All corpus functions that need to tokenize text accept an argument named "filter", expecting a corpus_token_filter value that allows you to specify the process by which raw a text gets transformed into a token sequence. The default token filter case folds the text, removes Unicode default ignorable characters like zero-width spaces, applies character compatibility maps and converts to Unicode normalized composed form (NFKC), and combines English abbreviations like "Mr." into single tokens (for other words, trailing punctuation gets split off). For token boundaries, corpus uses the word boundaries defined by Unicode Standard Annex #29, Section 4.

Segmenting text

Corpus can break text into sentences or token blocks:

  • text_split() segments text into sentences or blocks of tokens.

  • sentence_filter() constructs a corpus_sentence_filter controlling the sentence break behavior.

  • text_nsentence() counts the number of sentences in a set of texts.

For sentence boundaries, corpus uses a tailored version of the boundaries defined in Unicode Standard Annex #29, Section 5. Specifically, when finding sentence boundaries, by default corpus treats carriage return and new line like spaces, and corpus suppresses sentence breaks after English abbreviations. You can override this behavior by using a different corpus_sentence_filter constructed using the sentence_filter() function.

Searching for terms

Corpus can search text for particular "terms" each of which is a sequence of one or more types:

  • text_locate() reports all instances of tokens matching the search terms, along with context before and after the tokens.

  • text_count() counts the number of matches in each of a set of texts.

  • text_detect() indicates whether each text contains at least one of the search terms.

Notably, each of these functions accepts a corpus_token_filter argument. If this filter specifies a particular stemming behavior, then you search with the stemmed type, and the search results will show the raw (unstemmed) text that matches the term after tokenization.

Tabulating term frequencies

Corpus can tabulate type or n-gram occurrence frequencies:

  • term_counts() for tabulating term occurrence frequencies, aggregating over a set of texts.

  • term_matrix() for computing a term frequency matrix or its transpose (a "document-by-term matrix" or "term-by-document" matrix).

  • term_frame() for computing a data frame with one row for each non-zero entry of the term matrix, with columns "text", "term", and "count".

All three functions allow weighting the texts.
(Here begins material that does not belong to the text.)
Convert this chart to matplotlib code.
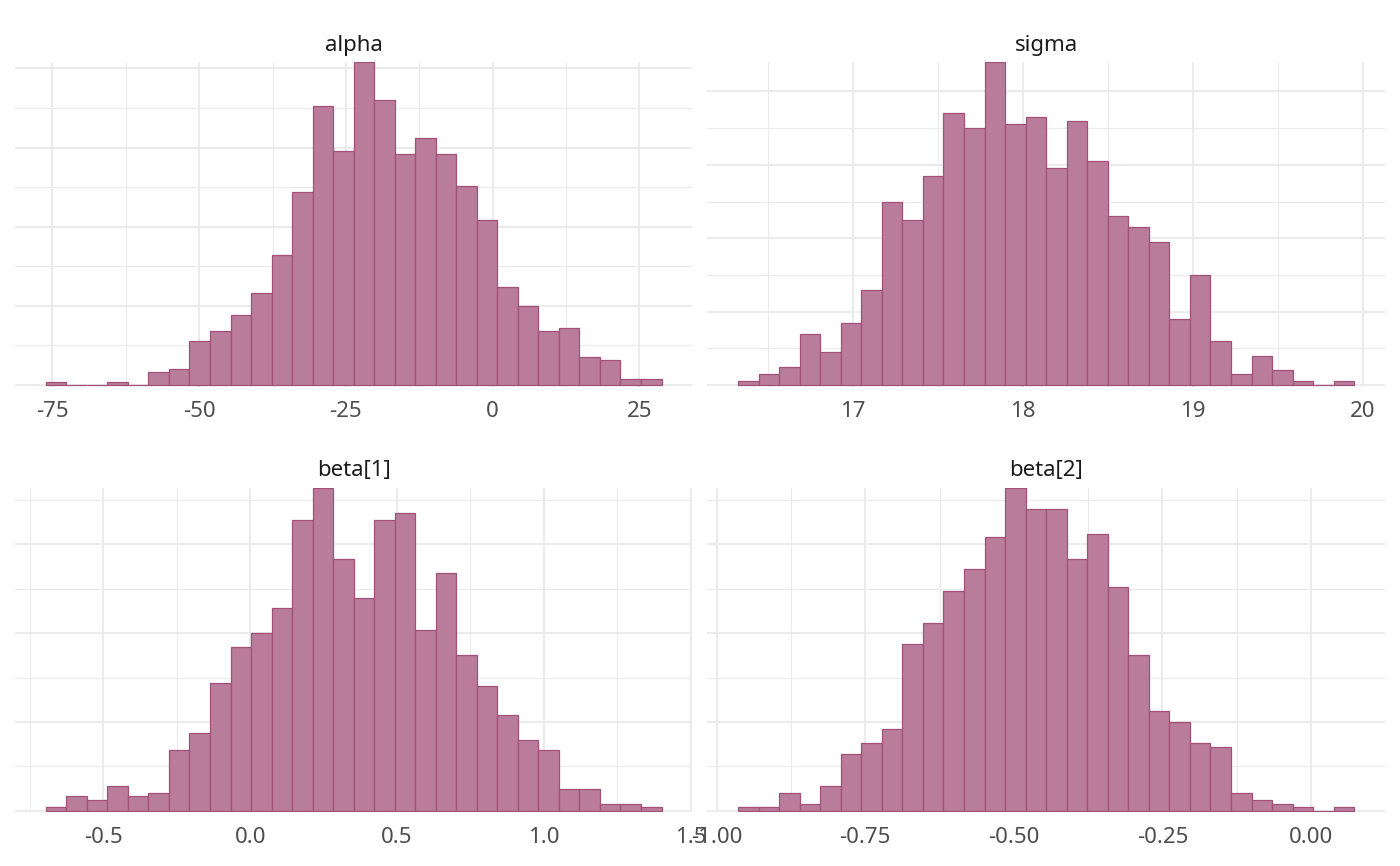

Both term_matrix() and term_frame() allow selecting a specific term set, and they allow you to specifying a grouping factor to aggregate over.

Building from source

To install the latest development version of the package, run the following sequence of commands in R:

local({
    dir <- tempfile()
    cmd <- paste("git clone --recursive",
                 shQuote("https://github.com/patperry/r-corpus.git"),
                 shQuote(dir))
    system(cmd)
    devtools::install(dir)

    # optional: run the tests
    # must be in C locale for consistent string sorting
    collate <- Sys.getlocale("LC_COLLATE")
    Sys.setlocale("LC_COLLATE", "C")
    devtools::test(dir)
    Sys.setlocale("LC_COLLATE", collate) # restore the original locale

    # optional: remove the temporary files
    unlink(dir, recursive = TRUE)
})

Note that the package uses a git submodule, so you cannot use devtools::install_github to install it.

To obtain the source code, clone the repository and the submodules:

git clone --recursive https://github.com/patperry/r-corpus.git

The --recursive flag is to make sure that the corpus library also gets cloned. If you forget the --recursive flag, you can manually clone the submodule with the following commands:

cd r-corpus
git submodule update --init

There are no other dependencies.

License

Corpus is released under the Apache Licence, Version 2.0.